神奈川の平地で土場を見つけ、許可をいただいて観察させていただきました。
平野なので種数が限られますがクビアカトラカミキリや、県要注意種のキイロトラカミキリ、ナガゴマフカミキリ、タマムシの仲間などが見つかりました。
山地ならば横にベースを張って休みながら虫の飛来を待ちたいものです。とても楽しくて初心者にもお勧めです。
立ち枯れ木(初心者向き)
この採集では倒木や落枝に十分注意してください。
森の中で枯れている木々というのは思わぬ昆虫の発見スポットです。その樹皮を見てみれば鮮度にもよりますが枯れ木性の虫が来ているはずです。
枯れ木性にも広食性もいれば特定樹種の枯れ木にしか来ないものもいます。立ち枯れを見るのは大抵の場合探したい種が決まっている場合ですね。
中型程度であれば飛来する様子が目につきます。それを追いかけて捕まえるという首がつかれる探し方です。
良い木を見つけた時が一番テンションが上がります。
採集の一例
アオカミキリ(特定樹)
イタヤカエデやイロハモミジなどのカエデ科樹木を利用するカミキリで出現期は5月~6月頃です。

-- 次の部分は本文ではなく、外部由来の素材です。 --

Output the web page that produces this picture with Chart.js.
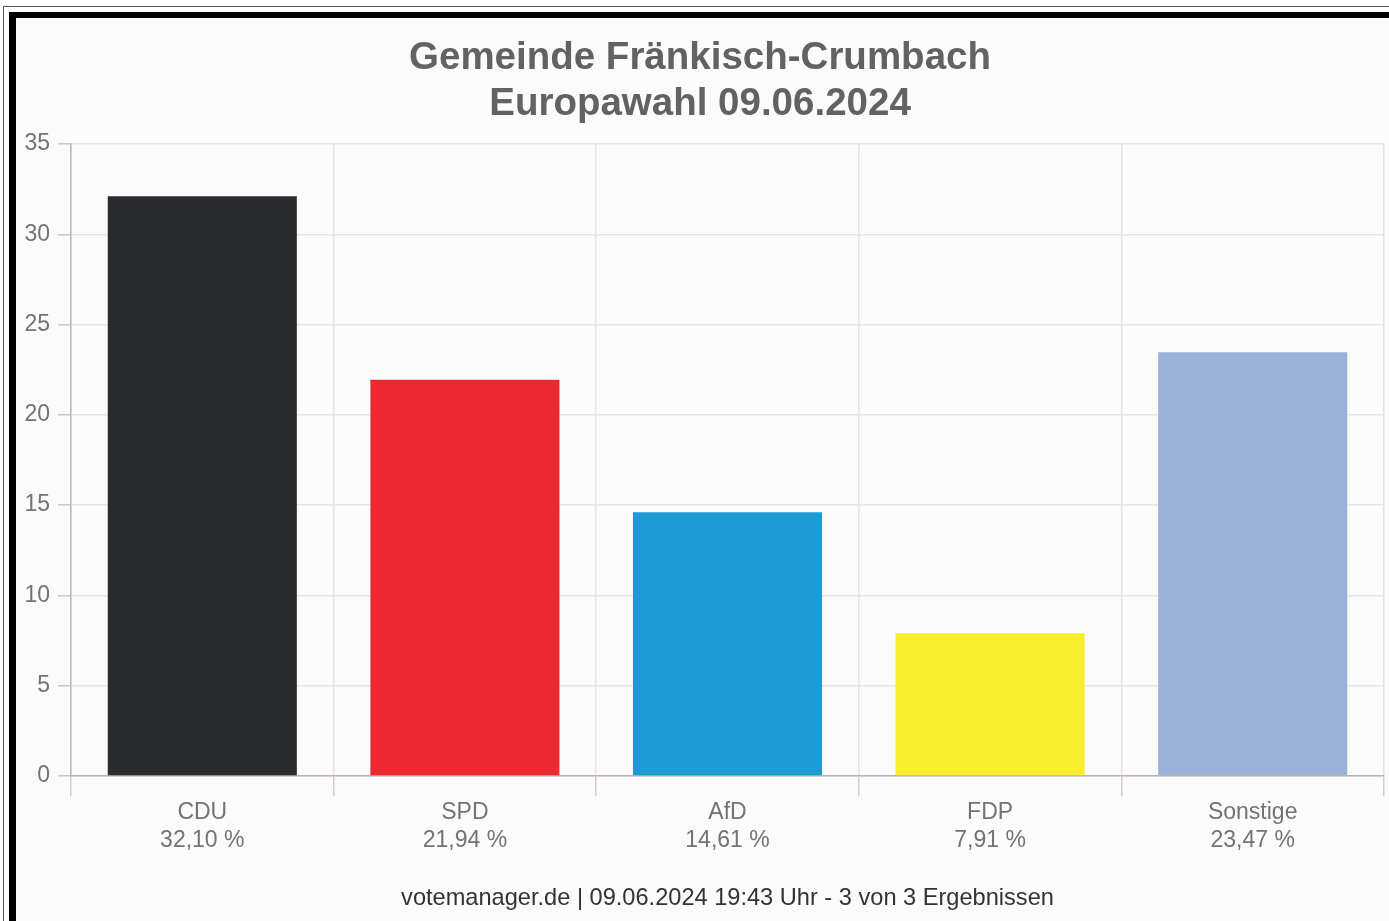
<!DOCTYPE html>
<html>
<head>
<meta charset="utf-8">
<script src="https://cdn.jsdelivr.net/npm/chart.js@4/dist/chart.umd.min.js"></script>
<style>
  html, body { margin: 0; padding: 0; background: #ffffff; width: 1389px; height: 921px; overflow: hidden; position: relative; }
  #outer { position: absolute; left: 3px; top: 6px; right: -20px; bottom: -20px; border-top: 1px solid #555; border-left: 1px solid #555; }
  #frame { position: absolute; left: 9px; top: 12px; right: -20px; bottom: -20px; border-top: 6px solid #000; border-left: 7px solid #000; background: #fbfbfb; }
  #c { position: absolute; left: 16px; top: 18px; }
</style>
</head>
<body>
<div id="outer"></div>
<div id="frame"></div>
<canvas id="c" width="1373" height="903"></canvas>
<script>
const titleLines = ['Gemeinde Fränkisch-Crumbach', 'Europawahl 09.06.2024'];
const parties = ['CDU', 'SPD', 'AfD', 'FDP', 'Sonstige'];
const shares = [32.10, 21.94, 14.61, 7.91, 23.47];
const barColors = ['#2a2b2f', '#ec2830', '#1e9ad6', '#f8ee2e', '#9ab2d8'];
const footerText = 'votemanager.de | 09.06.2024 19:43 Uhr - 3 von 3 Ergebnissen';
const yMin = 0, yMax = 35, yStep = 5;

const xLabels = parties.map((p, i) => [p, shares[i].toFixed(2).replace('.', ',') + ' %']);
const FONT = 'Liberation Sans, Arial, Helvetica, sans-serif';

new Chart(document.getElementById('c'), {
  type: 'bar',
  data: {
    labels: xLabels,
    datasets: [{
      data: shares,
      backgroundColor: barColors,
      borderWidth: 0,
      barPercentage: 0.72,
      categoryPercentage: 1.0
    }]
  },
  options: {
    responsive: false,
    animation: false,
    devicePixelRatio: 1,
    layout: { padding: { left: 0, right: 5, top: 0, bottom: 0 } },
    plugins: {
      legend: { display: false },
      tooltip: { enabled: false },
      title: {
        display: true,
        text: titleLines,
        color: '#626262',
        font: { family: FONT, size: 38.5, weight: 'bold', lineHeight: 46 / 38.5 },
        padding: { top: 17, bottom: 17 }
      }
    },
    scales: {
      x: {
        offset: true,
        grid: {
          offset: true,
          color: '#e4e4e4',
          tickColor: '#d2cccc',
          tickLength: 20,
          lineWidth: 1.5
        },
        border: { color: '#bfb0ac', width: 1.5 },
        ticks: {
          color: '#737373',
          font: { family: FONT, size: 23, lineHeight: 28 / 23 },
          padding: 3,
          maxRotation: 0,
          autoSkip: false
        },
        title: {
          display: true,
          text: footerText,
          color: '#333333',
          font: { family: FONT, size: 23.6, lineHeight: 28 / 23.6 },
          padding: { top: 0, bottom: 9 }
        },
        afterFit: (s) => { s.height = 145; }
      },
      y: {
        min: yMin,
        max: yMax,
        grid: {
          color: '#e6e6e6',
          tickColor: '#cfc4c4',
          tickLength: 13,
          lineWidth: 1.5
        },
        border: { color: '#c4b4b0', width: 1.5 },
        ticks: {
          stepSize: yStep,
          color: '#737373',
          font: { family: FONT, size: 23 },
          padding: 8
        },
        afterFit: (s) => { s.width = 55; }
      }
    }
  }
});
</script>
</body>
</html>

このカミキリは希少なわけではないのですがなかなか見つからないカミキリで、該当地域にもいるだろうと思われてはいたものの成果はありませんでした。
イタヤカエデにそれらしい穿孔痕を発見しており、たびたびルッキングを繰り返していたところ日差しの当たるタイミングで大型カミキリが枝先を飛んでいました。

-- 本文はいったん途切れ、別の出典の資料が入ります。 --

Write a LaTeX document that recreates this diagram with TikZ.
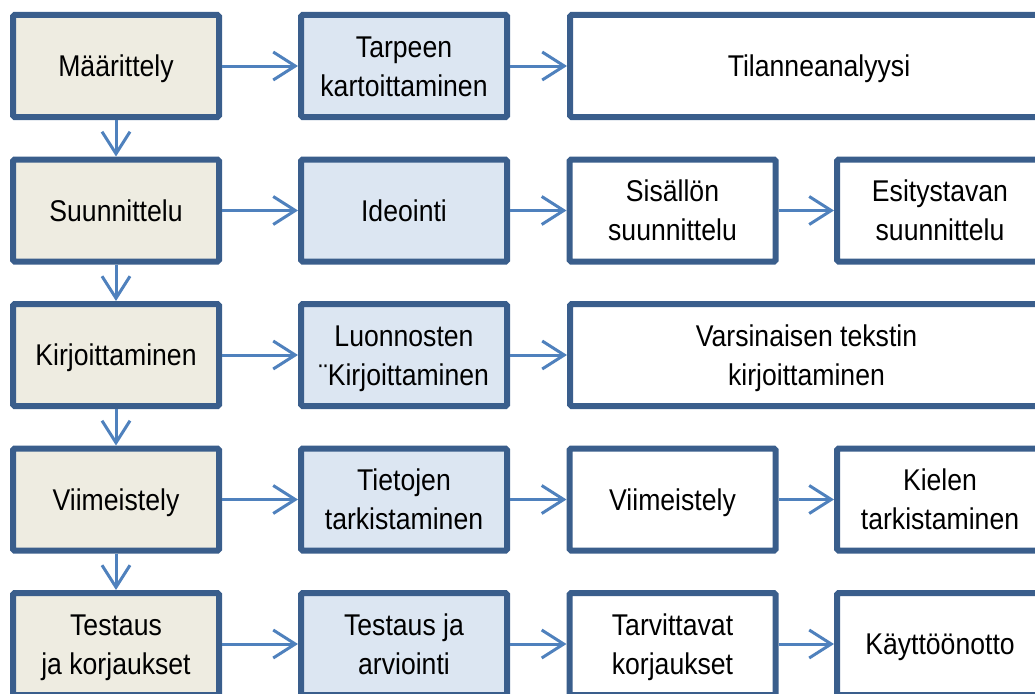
\documentclass[tikz,border=0pt]{standalone}
\usepackage{fontspec}
\setmainfont{Liberation Sans}[FakeStretch=0.887]
\usetikzlibrary{arrows.meta}
\definecolor{bordc}{HTML}{3A5E8C}
\definecolor{tanfill}{HTML}{EEECE1}
\definecolor{bluefill}{HTML}{DCE6F2}
\definecolor{arrc}{HTML}{4F81BD}
\tikzset{
  box/.style={draw=bordc, line width=6pt, fill=white, rounded corners=1.5pt,
    minimum width=206pt, minimum height=102pt, inner sep=0pt,
    align=center, font=\fontsize{30pt}{39pt}\selectfont, text=black,
    text height=21.5pt, text depth=0pt},
  two/.style={text height=60.5pt, text depth=0pt},
  phase/.style={box, fill=tanfill},
  task/.style={box, fill=bluefill},
  wide/.style={box, minimum width=473pt},
  conn/.style={draw=arrc, line width=3pt, -{Straight Barb[length=22pt,width=28pt,line width=3pt]}}
}
\begin{document}
\begin{tikzpicture}[x=1pt,y=-1pt]
\useasboundingbox (0,0) rectangle (1035,693);
\clip (0,0) rectangle (1035,693);
% row 1
\node[phase] (p1) at (116,66) {Määrittely};
\node[task, two] (t1) at (404,66) {Tarpeen\\kartoittaminen};
\node[wide, minimum width=498pt] (w1) at (819,66) {Tilanneanalyysi};
% row 2
\node[phase] (p2) at (116,210.5) {Suunnittelu};
\node[task] (t2) at (404,210.5) {Ideointi};
\node[box, two] (a2) at (672.5,210.5) {Sisällön\\suunnittelu};
\node[box, two] (b2) at (940,210.5) {Esitystavan\\suunnittelu};
% row 3
\node[phase] (p3) at (116,355) {Kirjoittaminen};
\node[task, two] (t3) at (404,355) {Luonnosten\\¨Kirjoittaminen};
\node[wide, two] (w3) at (806.5,355) {Varsinaisen tekstin\\kirjoittaminen};
% row 4
\node[phase] (p4) at (116,499.5) {Viimeistely};
\node[task, two] (t4) at (404,499.5) {Tietojen\\tarkistaminen};
\node[box] (a4) at (672.5,499.5) {Viimeistely};
\node[box, two] (b4) at (940,499.5) {Kielen\\tarkistaminen};
% row 5
\node[phase, two] (p5) at (116,644) {Testaus\\ja korjaukset};
\node[task, two] (t5) at (404,644) {Testaus ja\\arviointi};
\node[box, two] (a5) at (672.5,644) {Tarvittavat\\korjaukset};
\node[box] (b5) at (940,644) {Käyttöönotto};
% connectors
\draw[conn] (p1) -- (t1);
\draw[conn] (t1) -- (w1);
\draw[conn] (p2) -- (t2);
\draw[conn] (t2) -- (a2);
\draw[conn] (a2) -- (b2);
\draw[conn] (p3) -- (t3);
\draw[conn] (t3) -- (w3);
\draw[conn] (p4) -- (t4);
\draw[conn] (t4) -- (a4);
\draw[conn] (a4) -- (b4);
\draw[conn] (p5) -- (t5);
\draw[conn] (t5) -- (a5);
\draw[conn] (a5) -- (b5);
\draw[conn] (p1) -- (p2);
\draw[conn] (p2) -- (p3);
\draw[conn] (p3) -- (p4);
\draw[conn] (p4) -- (p5);
\end{tikzpicture}
\end{document}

スウィーピングで捕まえるとアオカミキリで、当地域では久々の記録でした。
木に残る痕跡から成果を上げる事例です。
ヨコヤマヒゲナガカミキリ(山地の特定樹)
みんな大好きな大理石の様なカミキリムシです。
利用樹種がイヌブナということで標高がやや必要です。出現期は7月下旬頃~9月上旬ごろです。
♂に外灯の嗜好性があるとされ、♀はイヌブナの根元に産卵に来ることが知られています。どちらも夜行性であるため採集時間は夜となります。
場所は有名産地の高尾で、外灯を中心に探していたのですが何度やっても取れず、方法を変えて♀狙いにしたところ遭遇出来ました。
カミキリの生態に合わせた結果成果をあげられた事例です。
シロスジカミキリ(雑木の普通種)
シロスジカミキリは日本最大のカミキリで夜行性のカミキリです。
クヌギやコナラなどブナ科樹木を利用することからカブクワのついでに採れたというのは過去の話で、雑木林の衰退とともに神奈川では恐ろしいほど見なくなっています。
しかしナラ枯れの影響でコナラなどの枯れ木や衰弱木が増えていることから羽脱痕を見かける機会が増えました。夜樹液の多い高尾の中腹で外灯に来ているシロスジカミキリにも遭遇出来ました。
カミキリの背景にある樹液などの自然環境を理解することで成果を上げられる事例です。
キイロトラカミキリ(花や枯れ木)
新鮮な枯れ木に集まり、花粉を食べるために花にも集まるカミキリです。
広食性のカミキリ故狙って出会うことがちょっと難しいのですがそこは広食性を利用して土場にて張り込みです。
コナラや針葉樹を中心とした土場でしたが難なく遭遇出来ました。特定樹種の枯れ木を利用する種類の場合こうは簡単にいかないです。
一応県要注意種としてミヤマクワガタと同レベルのカミキリです。
カミキリムシの魅力とは?
幅広い樹種、幅広い種数、バラバラの出現時期などなどのたくさんの要因が重なることでカミキリムシ採集はとても面白いものになっています。
クワガタで種数を稼ごうと思えば大変ですが、カミキリは特定種への嗜好性を持つ者により多様性が豊かなので身近なところでもいろいろな種類を見ることができます。
また、スウィーピングなどの基礎的な捕まえ方を共通のものとしてそれを対象に応じて使い分けていくというのもカミキリムシならではです。
まず捕まえたいゴールを決めてそれに必要な手順を棚卸して目標に行動する。カミキリムシ採集は人生で生きていくうえで必要なあらゆる物事への取り組み方を教えてくれる基礎になります。